The car itself was also a fraud. DeLorean's great "dream", which took in investors including Sammy Davis Jnr and Johnny Carson as well as other Hollywood acquaintances, was that he was going to build the car that Detroit would never let him build: a car with a radical new design, built of new rust-proof materials, which would be safe and economical and would not be a "con" on the American people. He called it his "ethical car".

In fact, it was a very ordinary vehicle, hastily put together from standard off-the-shelf components which came nowhere near the performance or engineering of the rivals it was supposed to push off the road. Porsche took a minimum of six years to design and engineer a new car. DeLorean didn't have that time, and persuaded the late Colin Chapman of Lotus to do it for him in two. Chapman, then at the height of his career when his cars dominated the Grand Prix circuit, only agreed after DeLorean offered him a large bribe: he would split with him the $16.5m he had raised from investors to put into the project in Belfast. The trail of DeLorean's half was later uncovered but Chapman took the secret to his early grave.
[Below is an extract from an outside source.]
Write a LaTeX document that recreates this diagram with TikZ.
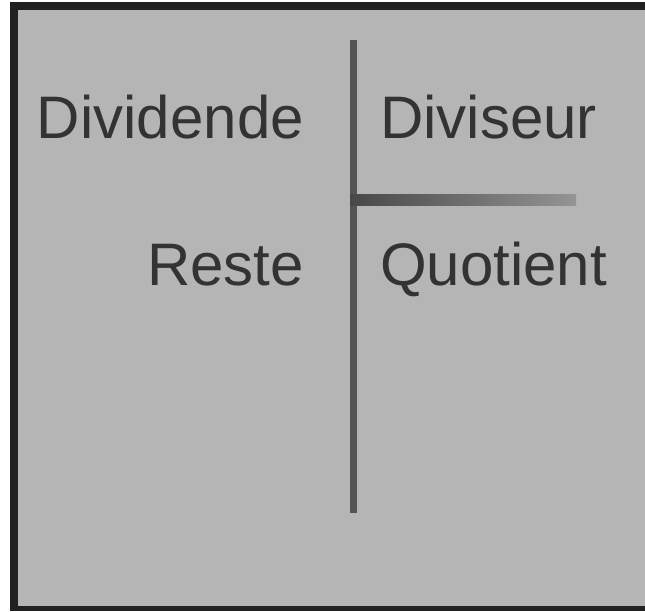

To this day, Americans are still reluctant to believe that DeLorean was the crook that he so blatantly was. He was tried for a variety of offences in the United States, including fraud, and each time he was found not guilty. Bizarrely, he even escaped a jail sentence on the drugs bust and walked free to a hero's welcome.

The chief prosecutor had portrayed him as "the face of greed, the face of evil" but DeLorean displayed a new face: since his arrest, he announced, he had discovered Jesus, aided and counselled by the former Watergate man Chuck Colson. When he declared from the court steps that "as a Christian, I have no animosity, no grudges against any of these people," it was game, set and match to DeLorean. He had won his way back into American hearts.

He never showed his face in Belfast again, and died at the weekend, aged 80, his dream still unfulfilled.